The office missionaries were instructed NOT to be in the office while we were there.  Before we left, we sanitized and wiped down everything from desktops to drawer handles, keyboards to keypads.  Elder Lewis walked directly back to our apartment.  I decided to go to Supermaxi to pick up some much needed grocery items.  Of course, who do I meet at the Supermaxi, but the office missionaries.  We kept our distance, but it was good to see them and I think they were relieved to see that we were on the mend.  We continued to stagger our office hours with the missionaries through the end of that week.  We definitely didn't want to make any of the missionaries sick,  and we DID NOT want President and Sister Winters to contract COVID.

Elder Lewis was 3 days behind me in recovering.  He's also experienced some COVID symptoms that I didn't have - a sore throat, cough, and skin discoloration!  We both agree that the most difficult symptom was insomnia.  Going one night with little or no sleep is doable, two nights makes one anxious, and three+ nights becomes intolerable.  We are grateful now to be sleeping well and we are regaining our strength.  I am still without taste or smell, which we understand can continue for another 4 weeks.  Elder Lewis' taste and smell has returned, his cough is nearly gone, and his coloring is normal again. 

Some friends have asked if we ever felt like our COVID symptoms were life-threatening.  Absolutely not!  We are both in excellent health and neither one of us has any pre-existing conditions, so we didn't expect anything but a full recovery.  However,  we do understand how those our age or older, who do contract the virus and have pre-existing conditions, could find themselves in serious condition.  Our hearts go out to all who have suffered from the virus and who have lost loved ones.

Before COVID struck, we enjoyed a trip to Papallacta to celebrate Max's birthday on September 11th.  Papallacta is a small community tucked away in the Andes Mountains and an hour drive from Quito.  There is little to do there besides visit the legendary Papallacta hotsprings. 


We scheduled a day at the Termas de Papallacta, a renown spa where the hotsprings have been channeled into seven large pools of water at varying temperatures.  All of the pools are comfortably warm and some are hot.  The spa is nestled in a valley with mountains on all sides.  

The spa had just opened a few days before we arrived, after being closed for several months because of COVID. We were one of a handful of couples who were there that day and we basically had the place to ourselves. We spent the morning enjoying the thermal waters and talking.  We ate lunch at the nice poolside restaurant, and then returned to the water for another hour.  After the thermal waters, we went on a beautiful hike before returning to Quito.  It was a very relaxing day and the water felt wonderful.  


I wondered if perhaps I'd contracted COVID at the spa, but Elder Lewis thought it was far more likely that I got it from a missionary, a grocery cart, a restaurant, or even the door handle on the front door of the apartment complex.  

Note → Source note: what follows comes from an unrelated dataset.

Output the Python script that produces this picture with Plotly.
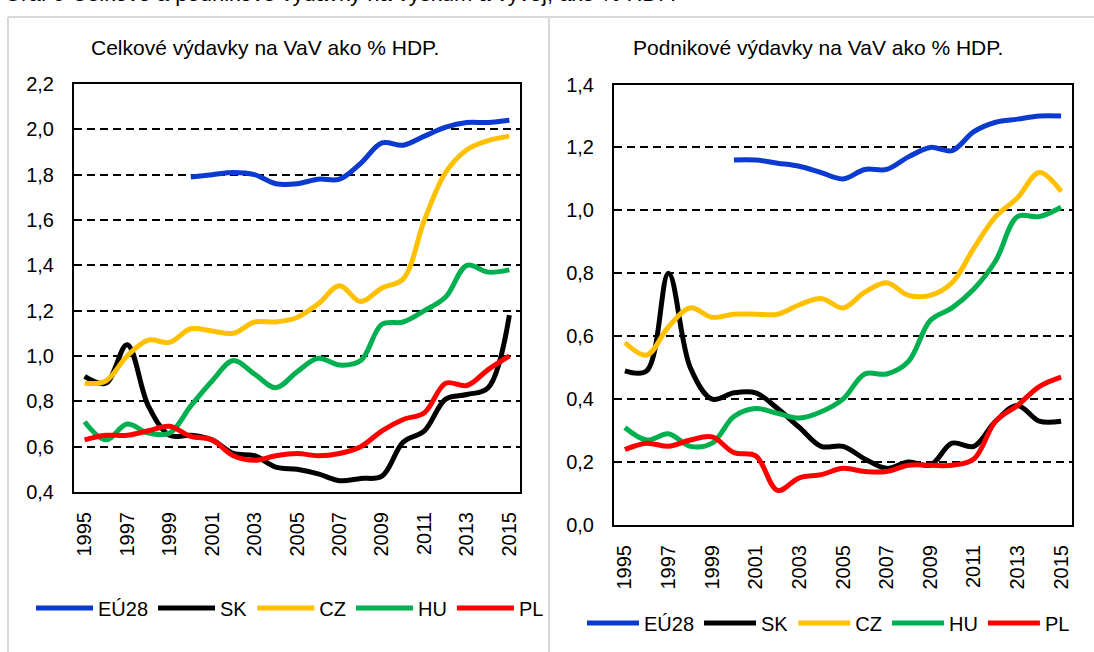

Missionary work in Ecuador is changing, but it continues to move forward.  The missionaries are utilizing their smartphone in wonderful ways to find people who are interested in learning more about Jesus Christ and the restored gospel.  We are grateful to be a part of the work!

Today, we welcomed 12 missionaries who will do their remote missionary training in the mission, instead of at home.  They will come to the chapel everyday, where each companionship will receive a smartphone and do training throughout the day.  At the end of the day, they will return their smartphones to the office, and then return to their assigned apartment.  The mission will officially orient the new missionaries on their original scheduled arrival date of October 27th.  

We thoroughly enjoyed General Conference and the uplifting and inspiring counsel that was shared....to be of good cheer, to prepare ourselves temporally and spiritually, to love others, to be an example of the Savior, to trust in our loving Heavenly Father, to do justly, love mercy, walk uprightly, and much more. 

We send our love and blessings to all!